Did he start chanting, "Ph'nglui mglw'nafh Cthulhu R'lyeh wgah'nagl fhtagn" as well?!

They should re-name this horrifying insanity-plant "Miskatonia Arkhamensis".

"Some municipalities prohibit the purchase, sale, or cultivation of Brugmansia plants."

I should bloody well hope so!

I've been kind of a half-assed amateur naturalist most of my life, and one of the most useful and important rules I've learned from it is: nature wants to kill you. All of nature. All of the time.

When it isn't actively trying to kill you, it's trying to breed on you.

Nature isn't nice.



Anonymous said...

And since Nature (capital N) alone does not seem to suffice, enter (drum roll, please)

HUMAN STUPIDITY: This plant here

was introduced in Western Europe mainly for ornamental reasons. Then, people found out that it makes for a very good bee pasture. Unfortunately it was also discovered to be poisonous as all get out ...


Anonymous said...

I used to teach veterinary students. Often they have a sentimental view of animals. I would tell them about wolves in Canada that hunt bison. They can't kill a bison outright so they tire it out and when it can't get up start eating at the back end. No mercy in nature.


Anonymous said...

If this plant's blossoms are hanging from above, they are called "angels' trumphets." If they are looking up from below, they are called "devils' trumphets."
Either way, their perfume at night is heavenly

Jerome said...

Foolish people also use this plant in Europe, North America, etc. I tried datura tea (made with a similar, relative of the plant described) once, in Tasmania, at a party attended by bad hippies and po-paced punks in the early 80's.

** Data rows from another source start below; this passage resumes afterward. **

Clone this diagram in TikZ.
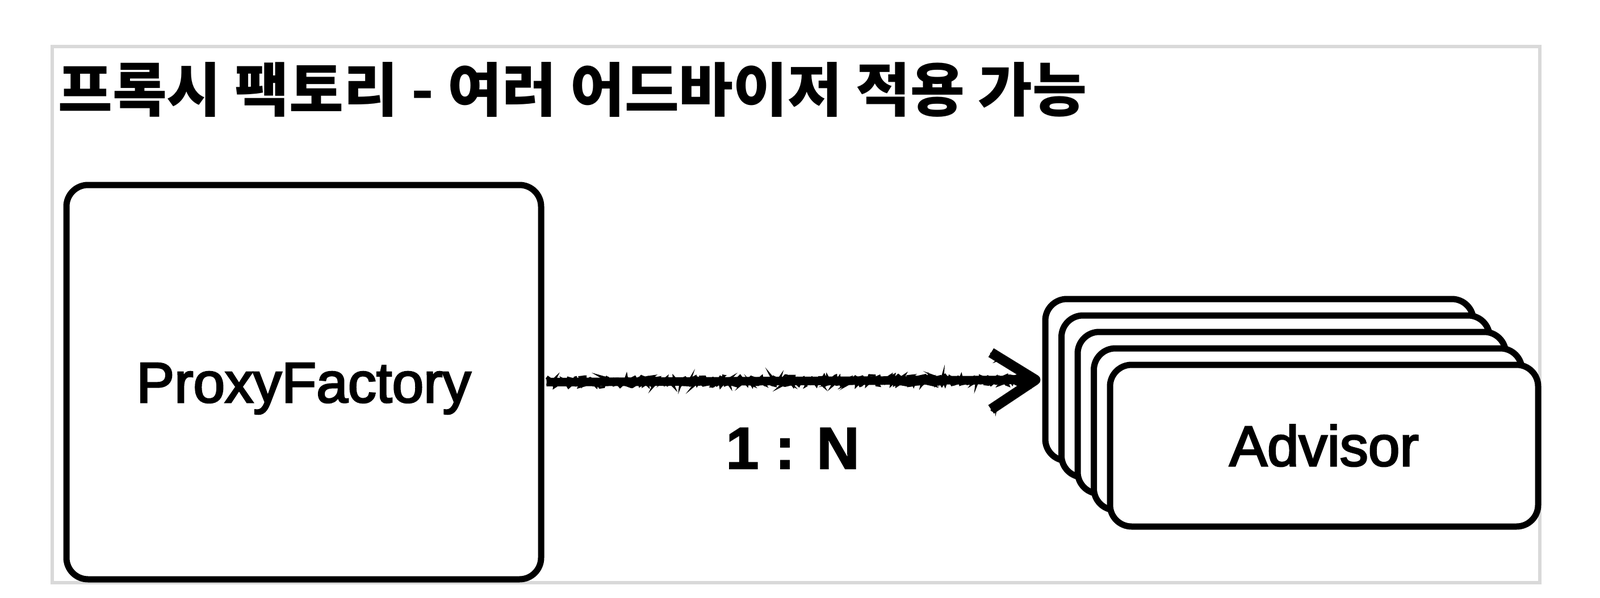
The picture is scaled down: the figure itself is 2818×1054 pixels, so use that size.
\documentclass[tikz,border=0pt]{standalone}
\usepackage{fontspec}
\setmainfont{Liberation Sans}
\newfontfamily\kr{Noto Sans CJK KR}
\newfontfamily\med{Liberation Sans}[FakeBold=3]
\newfontfamily\hb{Liberation Sans Bold}[FakeBold=2]
\usetikzlibrary{decorations.pathmorphing}
\begin{document}
\begin{tikzpicture}[x=1pt,y=-1pt,
  frame/.style={draw=black!15,line width=6pt},
  box/.style={draw=black,fill=white,line width=11pt,rounded corners=38pt,inner sep=0pt},
  advbox/.style={box,minimum width=754pt,minimum height=285pt},
  lbl/.style={font=\med\fontsize{100}{110}\selectfont,text height=71pt,text depth=0pt},
  shaft/.style={line width=15pt,line join=round},
  fuzz/.style={line width=4pt,decorate,decoration={random steps,segment length=3pt,amplitude=5pt}}]
\useasboundingbox (0,0) rectangle (2818,1054);
\fill[white] (0,0) rectangle (2818,1054);
\draw[frame] (92,82) rectangle (2712,1027);
\node[anchor=west,inner sep=0pt,font=\kr\bfseries\fontsize{98}{110}\selectfont] (title) at (102,158) {\scalebox{1.063}[1.05]{프록시 팩토리 - 여러 어드바이저 적용 가능}};
\node[box,lbl,minimum width=836pt,minimum height=695pt] (pf) at (535,673.5) {ProxyFactory};
\node[advbox] (a1) at (2218,669.5) {};
\node[advbox] (a2) at (2246.5,698.5) {};
\node[advbox] (a3) at (2275,727.5) {};
\node[advbox] (a4) at (2303.5,756.5) {};
\node[advbox,lbl] (a5) at (2332,785.5) {Advisor};
% connector: sketchy arrow
\draw[shaft] ([xshift=4pt]pf.east) -- ([xshift=-12pt]a1.west);
\draw[fuzz] ([xshift=4pt,yshift=-5pt]pf.east) -- ([xshift=-14pt,yshift=-5pt]a1.west);
\draw[fuzz] ([xshift=4pt,yshift=5pt]pf.east) -- ([xshift=-14pt,yshift=5pt]a1.west);
\draw[shaft,line width=18pt] ([xshift=-90pt,yshift=48pt]a1.west) -- ([xshift=-12pt]a1.west) -- ([xshift=-90pt,yshift=-52pt]a1.west);
\draw[fuzz] ([xshift=-90pt,yshift=48pt]a1.west) -- ([xshift=-12pt]a1.west) -- ([xshift=-90pt,yshift=-52pt]a1.west);
\node[anchor=base,inner sep=0pt,font=\hb\fontsize{104}{110}\selectfont] (card) at (1396,826) {1 : N};
\end{tikzpicture}
\end{document}
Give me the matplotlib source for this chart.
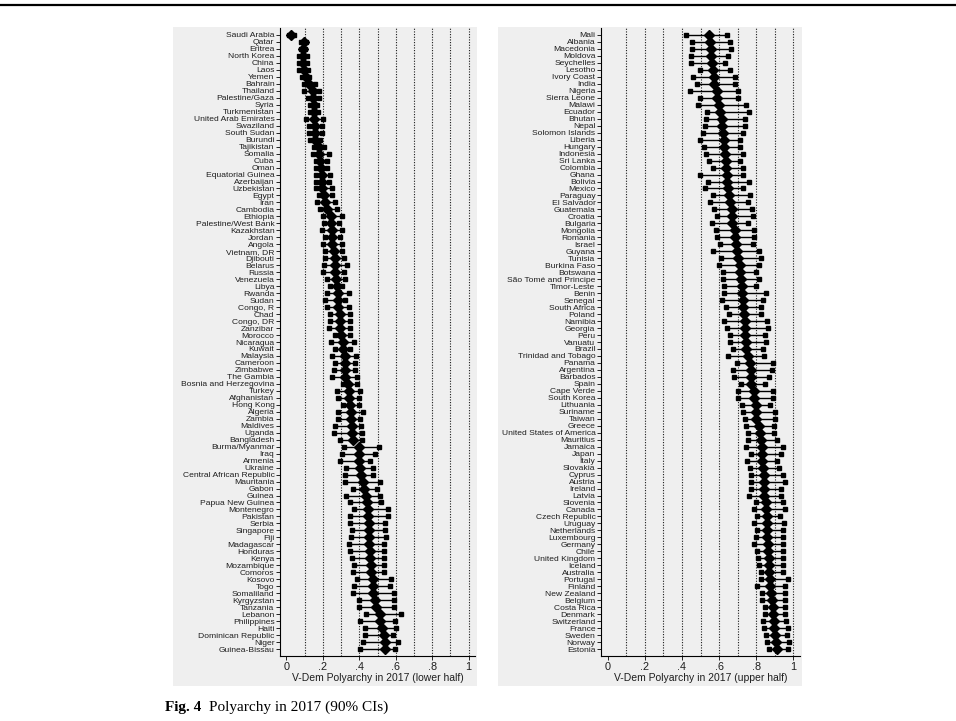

I can still recall how doomy and threatening everything looked and felt as I walked to a bus-stop to get a ride home. Definitely not a plant to trifle with.

Mar said...

I have a Brugmansia in my garden. The flowers have a beautiful perfume. This plant belongs to the Solanaceae family which also includes tomatoes, potatoes, eggplants, capsicums, other peppers of many kinds and cape gooseberries. Some poisonous members of this family, such as
Belladonna, provide an important medicinal ingredient, atropine. A propos, the common garden plant, the oleander, is also poisonous in all its parts.